Stupidity alert (Score:4, Insightful)
It is completely normal to have an oscilator labeled as 200MHz (e.g. driving FSB) which has real frequency (measured) of e.g. 199.8MHz or 202MHz. That is all in tolerance, because - surprise - the exact frequency doesn't really matter for this application. What matters is stability of the frequency, that's why a crystal oscillator is used in the first place. The frequency has to be in the range permitted by the chip maker's spec and you have to be careful if you need to divide the clock somewhere to have integral ratios, but whether it is a bit higher or lower makes really no difference.
So all this brouhaha is bull - the difference between the set 201MHz and real 203MHz could very well be just that that the machine cannot set arbitrary frequency (hint - integral frequency division ..) so it sets it to the nearest integral value possible.
Of course, an evil conspiracy by ASUS is an easier explanation instead of using your own brain.
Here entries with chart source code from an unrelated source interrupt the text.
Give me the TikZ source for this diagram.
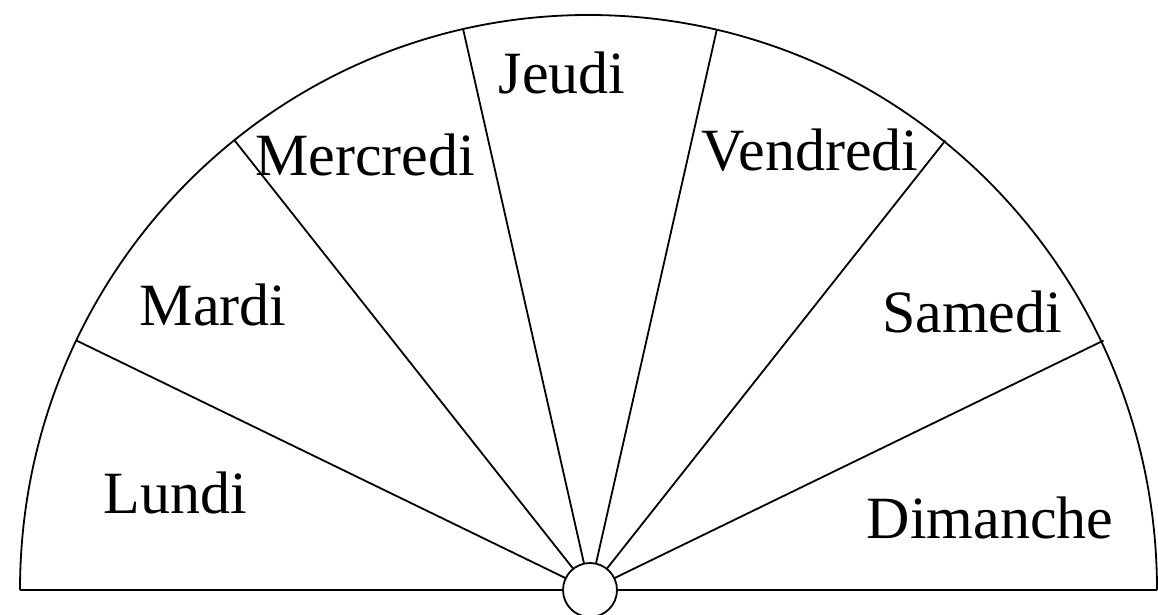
\documentclass[tikz,border=0pt]{standalone}
\usepackage{fontspec}
\setmainfont{Liberation Serif}
\usetikzlibrary{calc}
\begin{document}
\begin{tikzpicture}[x=1pt,y=1pt,
  edge/.style={line width=1.8pt,black},
  day/.style={font=\fontsize{60}{60}\selectfont,inner sep=0pt}]
\useasboundingbox (0,0) rectangle (1158,615);
\coordinate (O) at (590,25);
\foreach \k in {1,...,6}{
  \coordinate (p\k) at ($(O)+({570*cos(\k*180/7)},{575*sin(\k*180/7)})$);
}
\coordinate (L) at (20,25);
\coordinate (R) at (1157,25);
% outline
\draw[edge] (L) arc[start angle=180,end angle=0,x radius=568.5,y radius=575];
\draw[edge] (L) -- (R);
\foreach \k in {1,...,6}{\draw[edge] (O) -- (p\k);}
\node[circle,draw,line width=1.8pt,fill=white,minimum size=54pt,inner sep=0pt] (hub) at (O) {};
\node[day] (lundi) at (175,122) {Lundi};
\node[day] (mardi) at (213,310) {Mardi};
\node[day] (mercredi) at (365,460) {Mercredi};
\node[day] (jeudi) at (562,542) {Jeudi};
\node[day] (vendredi) at (810,465) {Vendredi};
\node[day] (samedi) at (972,303) {Samedi};
\node[day] (dimanche) at (990,97) {Dimanche};
\end{tikzpicture}
\end{document}
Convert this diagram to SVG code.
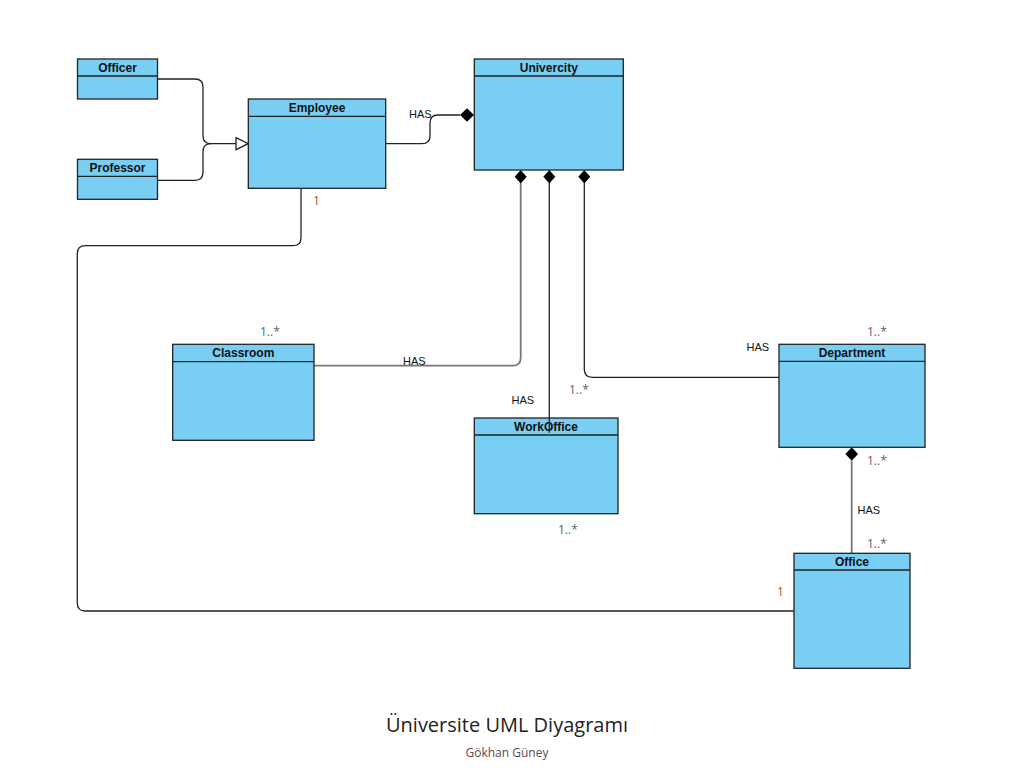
<svg xmlns="http://www.w3.org/2000/svg" width="1029" height="781" viewBox="0 0 1029 781">
<defs>
<style>
.box{fill:#79CEF4;stroke:#222;stroke-width:1.3}
.div{stroke:#222;stroke-width:1.3}
.title{font-family:"Liberation Sans",Arial,sans-serif;font-size:12px;font-weight:bold;fill:#111;text-anchor:middle}
.conn{fill:none;stroke:#222;stroke-width:1.3}
.connG{fill:none;stroke:#777;stroke-width:1.8}
.lbl{font-family:"Liberation Sans",Arial,sans-serif;font-size:11px;fill:#111}
.mult{font-family:"Open Sans","Liberation Sans",sans-serif;font-size:12px;fill:#5b6272}
.one{font-family:"Open Sans","Liberation Sans",sans-serif;font-size:12px;fill:#9a5a2e}
.dia{fill:#000}
</style>
</defs>
<rect width="1029" height="781" fill="#fff"/>
<g id="connectors">
<path class="conn" d="M157.5 79 H195 Q203 79 203 87 V135.7 Q203 143.7 211 143.7 H236"/>
<path class="conn" d="M157.5 180.3 H195 Q203 180.3 203 172.3 V151.7 Q203 143.7 211 143.7"/>
<polygon points="236,137.7 248.3,143.7 236,149.7" fill="#fff" stroke="#222" stroke-width="1.3"/>
<path class="conn" d="M385.7 143.7 H422 Q430 143.7 430 135.7 V123 Q430 115 438 115 H460"/>
<polygon class="dia" points="460,115 467,108.3 474,115 467,121.7"/>
<text class="lbl" x="409" y="118">HAS</text>
<path class="connG" d="M520.7 183 V357.7 Q520.7 365.7 512.7 365.7 H314"/>
<polygon class="dia" points="520.7,170 526.7,176.7 520.7,183.4 514.7,176.7"/>
<path class="conn" d="M549.3 183 V432.7"/>
<polygon class="dia" points="549.3,170 555.3,176.7 549.3,183.4 543.3,176.7"/>
<path class="conn" d="M584.3 183 V369.3 Q584.3 377.3 592.3 377.3 H779"/>
<polygon class="dia" points="584.3,170 590.3,176.7 584.3,183.4 578.3,176.7"/>
<path class="connG" d="M851.7 460.7 V553.3"/>
<polygon class="dia" points="851.7,447.3 858,454 851.7,460.7 845.4,454"/>
<path class="conn" d="M301 188.3 V237.7 Q301 245.7 293 245.7 H85.3 Q77.3 245.7 77.3 253.7 V603 Q77.3 611 85.3 611 H794"/>
<text class="one" x="313" y="205">1</text>
<text class="mult" x="260" y="336">1..*</text>
<text class="lbl" x="403" y="365">HAS</text>
<text class="lbl" x="511.5" y="404">HAS</text>
<text class="mult" x="569" y="394">1..*</text>
<text class="mult" x="558" y="534">1..*</text>
<text class="lbl" x="746.5" y="351">HAS</text>
<text class="mult" x="867" y="336">1..*</text>
<text class="mult" x="867" y="465">1..*</text>
<text class="lbl" x="857.5" y="514">HAS</text>
<text class="mult" x="867" y="548">1..*</text>
<text class="one" x="777" y="596">1</text>
</g>
<g id="officer">
<rect class="box" x="77.5" y="59" width="80" height="40"/>
<line class="div" x1="77.5" y1="76" x2="157.5" y2="76"/>
<text class="title" x="117.5" y="71.5">Officer</text>
</g>
<g id="professor">
<rect class="box" x="77.5" y="159.3" width="80" height="40"/>
<line class="div" x1="77.5" y1="176.3" x2="157.5" y2="176.3"/>
<text class="title" x="117.5" y="171.5">Professor</text>
</g>
<g id="employee">
<rect class="box" x="248.3" y="99" width="137.4" height="89.3"/>
<line class="div" x1="248.3" y1="116.3" x2="385.7" y2="116.3"/>
<text class="title" x="317" y="111.5">Employee</text>
</g>
<g id="univercity">
<rect class="box" x="474.3" y="59" width="149" height="111"/>
<line class="div" x1="474.3" y1="76" x2="623.3" y2="76"/>
<text class="title" x="548.8" y="71.5">Univercity</text>
</g>
<g id="classroom">
<rect class="box" x="172.7" y="344.3" width="141.3" height="96"/>
<line class="div" x1="172.7" y1="361.7" x2="314" y2="361.7"/>
<text class="title" x="243.3" y="356.5">Classroom</text>
</g>
<g id="workoffice">
<rect class="box" x="474.3" y="418" width="143.7" height="95.7"/>
<line class="div" x1="474.3" y1="435" x2="618" y2="435"/>
<text class="title" x="546" y="430.5">WorkOffice</text>
<line class="conn" x1="549.3" y1="418" x2="549.3" y2="432.7"/>
</g>
<g id="department">
<rect class="box" x="779" y="344.3" width="146" height="103"/>
<line class="div" x1="779" y1="361.3" x2="925" y2="361.3"/>
<text class="title" x="852" y="356.5">Department</text>
</g>
<g id="office">
<rect class="box" x="794" y="553.3" width="116" height="115"/>
<line class="div" x1="794" y1="570" x2="910" y2="570"/>
<text class="title" x="852" y="565.5">Office</text>
</g>
<g id="caption">
<text x="507" y="732" font-family="'Open Sans','Liberation Sans',sans-serif" font-size="20" fill="#222" text-anchor="middle">Üniversite UML Diyagramı</text>
<text x="507" y="757" font-family="'Open Sans','Liberation Sans',sans-serif" font-size="12" fill="#5a4a5a" text-anchor="middle">Gökhan Güney</text>
</g>
</svg>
Re:As long as it's stable (Score:3, Insightful)
FWIW, I have 3 ASUS motherboards at home working right now - A7M266, A7V600, A7V600-X. I've also recommended ASUS boards to friends.
However, I've had more than one case where things being run just slightly out of spec caused instability. For example, a stick of PC2700 RAM. Should work fine in a 333MHZ FSB board - that's what it's designed for. Unfortunately, it turns out this particular stick is *very* close to spec - it runs fine at 333MHz, and starts getting intermittent errors at 335MHz.
I don't want motherboards to be running the rest of the system out of spec by default. If I want to run things out of spec, I'll do it myself.